Accelerated corrosion tests can be executed according to the following standards:

  • ASTM B117 Salt Spray test
  • ASTM G85-A3 SWAAT test (Seawater Acidified Test)

 

In agreement, it is also possible to execute corrosion tests which deviate from the given standards with respect to time or spray medium. The time to failure (leakage) for hollow samples can be determined exactly by means of pressurizing the samples up to a pressure of 7 bars, and registering the time of a pressure drop. Depending on the size of the samples, up to 16 samples can be connected to a pressure gauge at the same time.

 

Aluminium Corrosion:

Corrosion is the deterioration of proporties in a metal due to reactions with its surroundings. The corrosion rate of aluminium is in general low when exposed to most environmental conditions. Aluminium is protected by a very stable oxide. In case corrosion does occur, it is important to understand when and how this may occur.

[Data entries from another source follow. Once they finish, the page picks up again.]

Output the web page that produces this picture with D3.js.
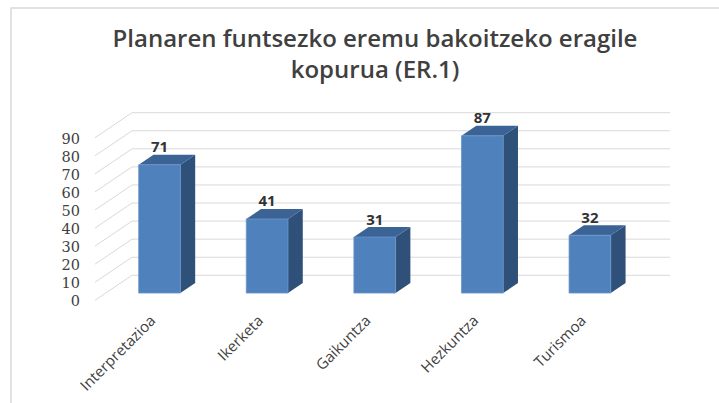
<!DOCTYPE html>
<html>
<head>
<meta charset="utf-8">
<script src="https://cdn.jsdelivr.net/npm/d3@7"></script>
<style>
  body { margin: 0; background: #fff; }
  svg { display: block; }
</style>
</head>
<body>
<svg></svg>
<script>
const categories = ['Interpretazioa', 'Ikerketa', 'Gaikuntza', 'Hezkuntza', 'Turismoa']
const values = [71, 41, 31, 87, 32]
const yTicks = [0, 10, 20, 30, 40, 50, 60, 70, 80, 90]
const titleLines = ['Planaren funtsezko eremu bakoitzeko eragile', 'kopurua (ER.1)']

const w = 719, h = 403
// depth of the 3d box: front plane is shifted left/down from back wall
const depthX = -37, depthY = 25
const tFront = 0.71, tBack = 0.31

const svg = d3.select('svg').attr('width', w).attr('height', h)

// outer chart border
svg.append('rect')
  .attr('x', 11).attr('y', 8)
  .attr('width', w + 20).attr('height', h + 20)
  .attr('fill', 'none')
  .attr('stroke', '#d9d9d9')
  .attr('stroke-width', 1.5)

// scales on the back wall
const x = d3.scaleBand().domain(categories).range([132, 670])
const y = d3.scaleLinear().domain([0, 90]).range([275.3, 112.7])

const proj = (px, v, t) => [px + depthX * t, y(v) + depthY * t]

// gridlines: back wall and left side wall
const grid = svg.append('g').attr('stroke', '#d9d9d9').attr('stroke-width', 1)
grid.selectAll('.back').data(yTicks).enter().append('line')
  .attr('x1', x.range()[0]).attr('x2', x.range()[1])
  .attr('y1', d => y(d)).attr('y2', d => y(d))
grid.selectAll('.side').data(yTicks).enter().append('line')
  .attr('x1', d => proj(x.range()[0], d, 0)[0])
  .attr('y1', d => proj(x.range()[0], d, 0)[1])
  .attr('x2', d => proj(x.range()[0], d, 1)[0])
  .attr('y2', d => proj(x.range()[0], d, 1)[1])

// bars
const barW = 41.7
const data = categories.map((c, i) => ({ cat: c, value: values[i] }))
const bars = svg.append('g').selectAll('g').data(data).enter().append('g')

const edges = d => {
  let cx = x(d.cat) + x.bandwidth() / 2
  return [cx - barW / 2, cx + barW / 2]
}
const pts = arr => arr.map(p => p.join(',')).join(' ')

bars.append('polygon')
  .attr('fill', '#2f5079')
  .attr('points', d => {
    let [x0, x1] = edges(d)
    return pts([proj(x1, 0, tFront), proj(x1, d.value, tFront), proj(x1, d.value, tBack), proj(x1, 0, tBack)])
  })

bars.append('polygon')
  .attr('fill', '#3b6396')
  .attr('points', d => {
    let [x0, x1] = edges(d)
    return pts([proj(x0, d.value, tFront), proj(x1, d.value, tFront), proj(x1, d.value, tBack), proj(x0, d.value, tBack)])
  })

bars.append('polygon')
  .attr('fill', '#4f81bd')
  .attr('stroke', '#6a95c9')
  .attr('stroke-width', 0.8)
  .attr('points', d => {
    let [x0, x1] = edges(d)
    return pts([proj(x0, 0, tFront), proj(x1, 0, tFront), proj(x1, d.value, tFront), proj(x0, d.value, tFront)])
  })

// data labels
bars.append('text')
  .attr('x', d => proj(x(d.cat) + x.bandwidth() / 2, d.value, tFront)[0])
  .attr('y', d => proj(0, d.value, tFront)[1] - 12.5)
  .attr('text-anchor', 'middle')
  .attr('font-family', 'Open Sans')
  .attr('font-weight', 700)
  .attr('font-size', 15)
  .attr('fill', '#333')
  .text(d => d.value)

// y axis on the front edge of the side wall
const yFront = y.copy().range(y.range().map(r => r + depthY))
const yAx = svg.append('g')
  .attr('transform', 'translate(80,1)')
  .call(d3.axisLeft(yFront).tickValues(yTicks).tickSize(0).tickPadding(0))
yAx.select('.domain').remove()
yAx.selectAll('text')
  .attr('font-family', 'DejaVu Serif')
  .attr('font-size', 14.5)
  .attr('fill', '#404040')

// x axis labels along the front plane
const xFront = x.copy().range(x.range().map(r => r + depthX))
const xAx = svg.append('g')
  .attr('transform', 'translate(4,318)')
  .call(d3.axisBottom(xFront).tickSize(0).tickPadding(0))
xAx.select('.domain').remove()
xAx.selectAll('text')
  .attr('y', 0)
  .attr('dy', '0.35em')
  .attr('text-anchor', 'end')
  .attr('transform', 'rotate(-45)')
  .attr('font-family', 'Open Sans')
  .attr('font-size', 15)
  .attr('fill', '#404040')

// title
svg.append('g').selectAll('text').data(titleLines).enter().append('text')
  .attr('x', 375)
  .attr('y', (d, i) => 47 + i * 31)
  .attr('text-anchor', 'middle')
  .attr('font-family', 'Open Sans')
  .attr('font-weight', 600)
  .attr('font-size', 24)
  .attr('fill', '#404040')
  .text(d => d)
</script>
</body>
</html>
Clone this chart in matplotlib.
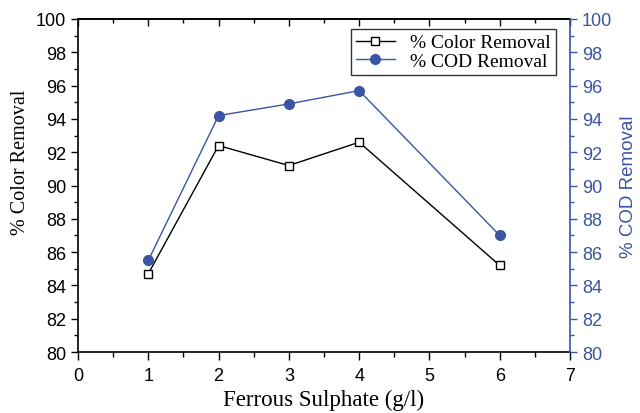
import matplotlib
matplotlib.use("Agg")
import matplotlib.pyplot as plt
from matplotlib.ticker import MultipleLocator

dose = [1, 2, 3, 4, 6]
color_removal = [84.7, 92.4, 91.2, 92.6, 85.2]
cod_removal = [85.5, 94.2, 94.9, 95.7, 87.0]

BLUE = "#3b54a3"
SANS = "Liberation Sans"
SERIF = "Liberation Serif"

fig = plt.figure(figsize=(6.4, 4.14), dpi=100)
ax = fig.add_axes([0.1219, 0.1473, 0.7687, 0.8044])
ax2 = ax.twinx()

l1, = ax.plot(dose, color_removal, color="black", lw=1.0, marker="s", ms=6,
              mfc="white", mec="black", mew=1.0, label="% Color Removal")
l2, = ax2.plot(dose, cod_removal, color=BLUE, lw=1.0, marker="o", ms=7,
               mfc=BLUE, mec=BLUE, label="% COD Removal")

for a in (ax, ax2):
    a.set_xlim(0, 7)
    a.set_ylim(80, 100)
    a.yaxis.set_major_locator(MultipleLocator(2))
    a.yaxis.set_minor_locator(MultipleLocator(1))

ax.xaxis.set_major_locator(MultipleLocator(1))
ax.xaxis.set_minor_locator(MultipleLocator(0.5))

ax.tick_params(axis="x", which="both", direction="out", bottom=True, top=False)
ax.tick_params(axis="x", which="major", length=6, width=1.0, labelsize=13, pad=5)
ax.tick_params(axis="x", which="minor", length=3.5, width=1.0)
ax.tick_params(axis="y", which="major", direction="out", length=5, width=1.0, labelsize=13)
ax.tick_params(axis="y", which="minor", direction="out", length=3, width=1.0)

# top edge carries inward ticks
sec = ax.secondary_xaxis("top")
sec.xaxis.set_major_locator(MultipleLocator(1))
sec.xaxis.set_minor_locator(MultipleLocator(0.5))
sec.tick_params(axis="x", which="major", direction="in", length=5, width=1.0, labeltop=False)
sec.tick_params(axis="x", which="minor", direction="in", length=3, width=1.0)
sec.spines["top"].set_linewidth(1.2)

ax2.tick_params(axis="y", which="major", direction="out", length=5, width=1.0,
                labelsize=13, colors=BLUE)
ax2.tick_params(axis="y", which="minor", direction="out", length=3, width=1.0, colors=BLUE)
ax2.spines["right"].set_color(BLUE)
ax2.spines["right"].set_linewidth(1.2)
ax2.spines["left"].set_visible(False)
ax2.spines["top"].set_visible(False)
ax2.spines["bottom"].set_visible(False)

for s in ("left", "bottom", "top"):
    ax.spines[s].set_linewidth(1.2)
ax.spines["right"].set_visible(False)

for lab in ax.get_xticklabels() + ax.get_yticklabels() + ax2.get_yticklabels():
    lab.set_fontfamily(SANS)

ax.set_xlabel("Ferrous Sulphate (g/l)", fontfamily=SERIF, fontsize=16.5, labelpad=3)
ax.set_ylabel("% Color Removal", fontfamily=SERIF, fontsize=14.5)
ax.yaxis.set_label_coords(-0.098, 0.574)
ax2.set_ylabel("% COD Removal", fontfamily=SANS, fontsize=13.5, color=BLUE, labelpad=6)

leg = ax2.legend(handles=[l1, l2], loc="upper right", bbox_to_anchor=(0.9715, 0.97),
                 prop={"family": SERIF, "size": 14}, frameon=True, fancybox=False,
                 edgecolor="black", borderpad=0.25, labelspacing=0.05,
                 handlelength=2.0, handletextpad=0.8, borderaxespad=0.0)
leg.get_frame().set_linewidth(1.0)

fig.savefig("out.png", dpi=100)
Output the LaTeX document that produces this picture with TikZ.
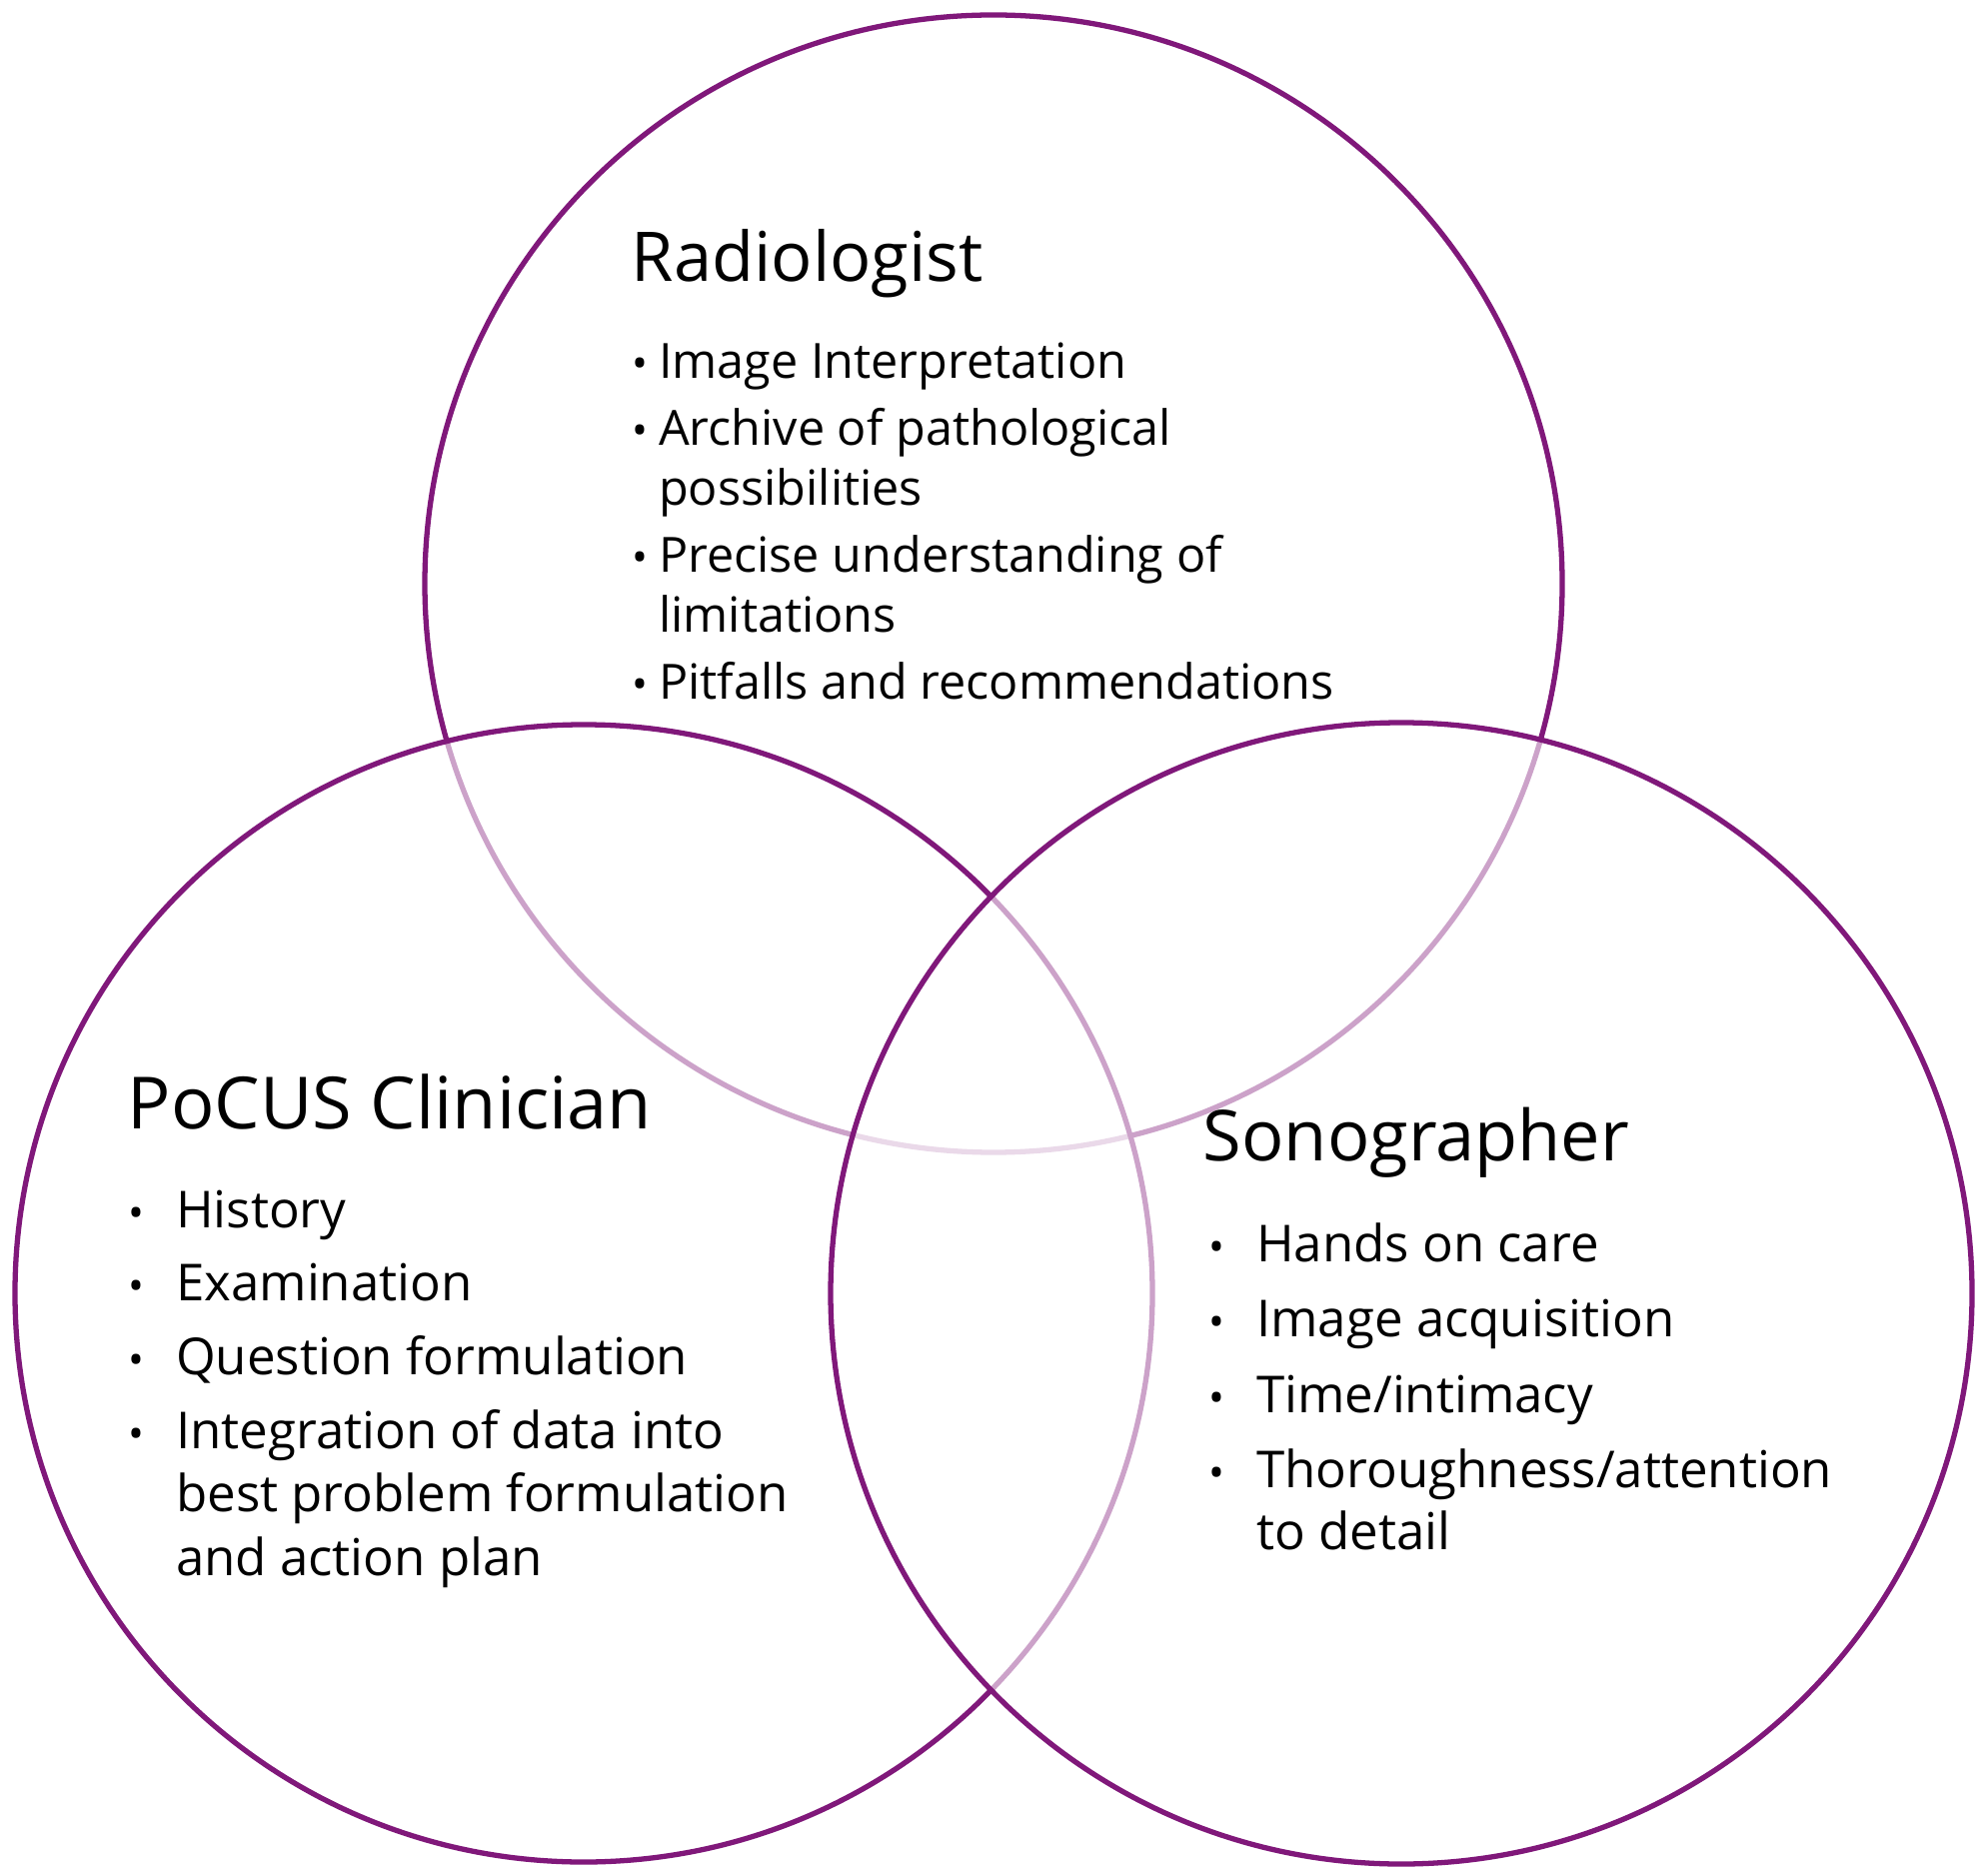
\documentclass[tikz,border=0pt]{standalone}
\usepackage{fontspec}
\setmainfont{Open Sans}
\definecolor{vpurple}{RGB}{128,24,122}
\newcommand{\bul}{{\large\textbullet}}
\begin{document}
\begin{tikzpicture}[x=0.01cm,y=-0.01cm,
  ring/.style={draw=vpurple,line width=1.5pt,fill=white,fill opacity=0.6},
  ttl/.style={anchor=base west,inner sep=0pt,font=\fontsize{20}{24}\selectfont},
  lst/.style={anchor=base west,inner sep=0pt}]
\useasboundingbox (0,0) rectangle (1986,1877);
\fill[white] (0,0) rectangle (1986,1877);
\draw[ring] (994,584) circle (569);
\draw[ring] (584,1294) circle (569);
\draw[ring] (1402,1294) circle (571);
\node[ttl] (rt) at (631,282) {\fontsize{19.5}{24}\selectfont Radiologist};
\node[lst] (rl) at (632,379) {\fontsize{13.8}{17}\selectfont\begin{tabular}[t]{@{}l@{\hspace{3pt}}l@{}}
\bul & Image Interpretation\\[2pt]
\bul & Archive of pathological\\
 & possibilities\\[2pt]
\bul & Precise understanding of\\
 & limitations\\[2pt]
\bul & Pitfalls and recommendations
\end{tabular}};
\node[ttl] (pt) at (127,1129) {\fontsize{20.5}{24}\selectfont PoCUS Clinician};
\node[lst] (pl) at (128,1228) {\fontsize{14.5}{18}\selectfont\begin{tabular}[t]{@{}l@{\hspace{9pt}}l@{}}
\bul & History\\[3pt]
\bul & Examination\\[3pt]
\bul & Question formulation\\[3pt]
\bul & Integration of data into\\
 & best problem formulation\\
 & and action plan
\end{tabular}};
\node[ttl] (st) at (1203,1161) {Sonographer};
\node[lst] (sl) at (1209,1262) {\fontsize{14.5}{17.5}\selectfont\begin{tabular}[t]{@{}l@{\hspace{9pt}}l@{}}
\bul & Hands on care\\[4pt]
\bul & Image acquisition\\[4pt]
\bul & Time/intimacy\\[4pt]
\bul & Thoroughness/attention\\
 & to detail
\end{tabular}};
\end{tikzpicture}
\end{document}
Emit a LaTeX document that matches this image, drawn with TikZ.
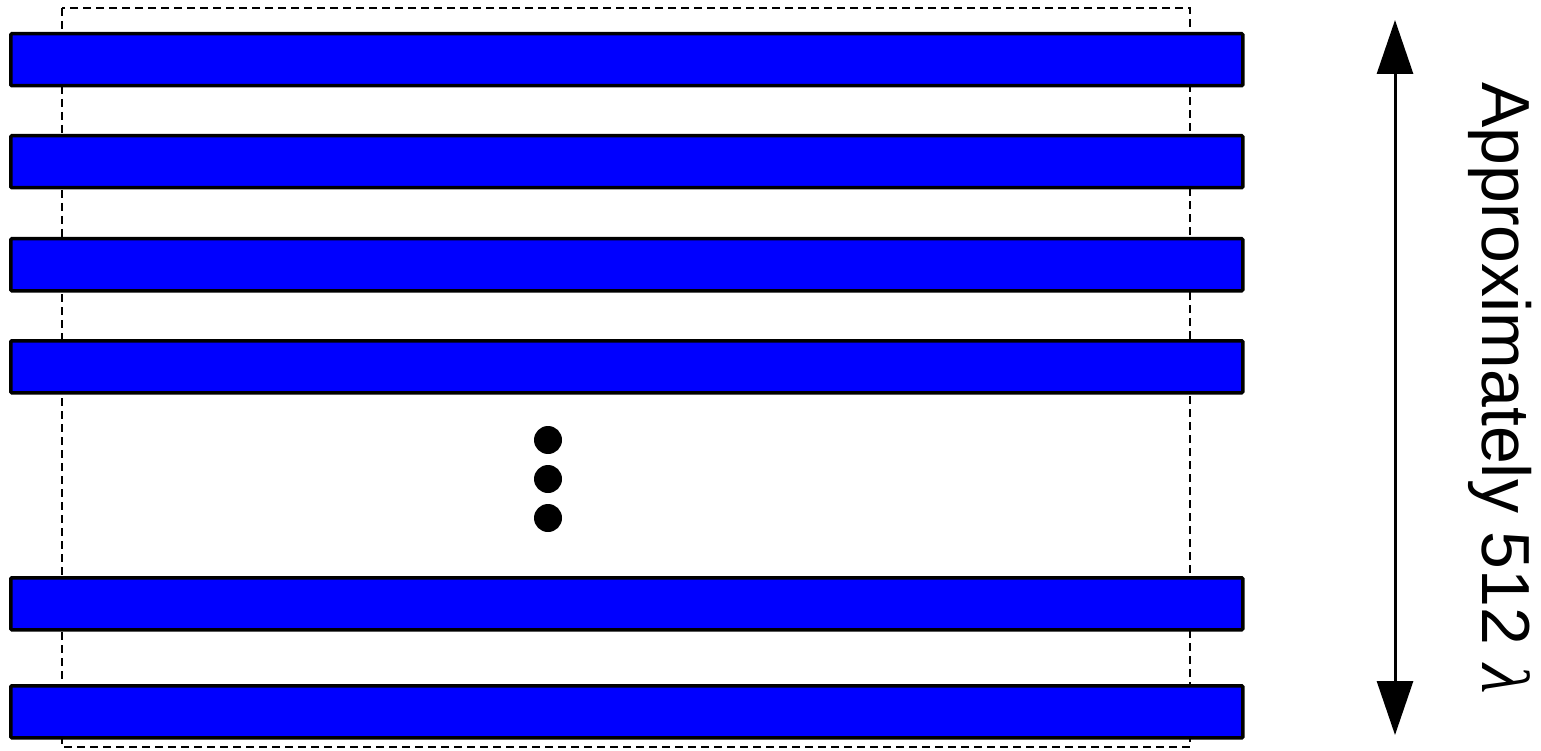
\documentclass[tikz,border=0pt]{standalone}
\usepackage{fontspec}
\setmainfont{Liberation Sans}
\newfontfamily\lamfont{Liberation Serif}
\usetikzlibrary{arrows.meta}
\begin{document}
\begin{tikzpicture}[x=1pt,y=-1pt,
  bar/.style={draw=black,line width=3.5pt,fill={rgb,255:red,0;green,0;blue,255},minimum width=1232pt,minimum height=52pt,inner sep=0pt,anchor=north west,rounded corners=1pt},
  dot/.style={circle,fill=black,minimum size=28pt,inner sep=0pt},
  frame/.style={draw=black,line width=2.2pt,dash pattern=on 8pt off 5pt}]
\useasboundingbox (0,0) rectangle (1541,751);
\draw[frame] (62,8) rectangle (1190,747);
\node[bar] (b1) at (9,32) {};
\node[bar] (b2) at (9,134) {};
\node[bar] (b3) at (9,237) {};
\node[bar] (b4) at (9,339) {};
\node[bar] (b5) at (9,576) {};
\node[bar] (b6) at (9,684) {};
\node[dot] (d1) at (548,440) {};
\node[dot] (d2) at (548,479) {};
\node[dot] (d3) at (548,518) {};
\coordinate (top) at (1395,20);
\coordinate (bot) at (1395,735);
\draw[line width=3pt,{Triangle[length=54pt,width=36pt]}-{Triangle[length=54pt,width=36pt]}] (top) -- (bot);
\node[rotate=-90,font=\fontsize{68}{80}\selectfont,inner sep=0pt] (lbl) at (1500,388) {Approximately 512 {\lamfont\itshape λ}};
\end{tikzpicture}
\end{document}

We define three types of corrosion;

  1. Pitting Corrosion: is a form of extremely localized corrsion that leads to the creation of small holes in the metal. The driving power for pitting corrosion is the depassivation of a small area, which becomes anodic while an unknown but potentially vast area becomes cathodic, leading to very localized galvanic corrosion. The corrosion penetrates the mass of the metal, with limited diffusion of ions.
  2. Galvanic Corrosion: may occur where there is both metallic contact and an electrolytic bridge between different metals. The least noble metal in the combination becomes the anode and corrodes. The most noble of the metals becomes the cathode and is protected against corrosion. In most combinations with other metals, aluminium is the least noble metal. Thus, aluminium presents a greater risk of galvanic corrosion than most other structural
    materials. However, the risk is less than is generally supposed.
  3. Uniform Corrosion: general corrosion, or uniform corrosion, occurs in the solutions where pH is either very high or very low, or at high potentials in electrolytes with high chloride concentrations. In acidic (low pH) or alkaline (high pH) solutions, the aluminum oxide is unstable and thus non-protective.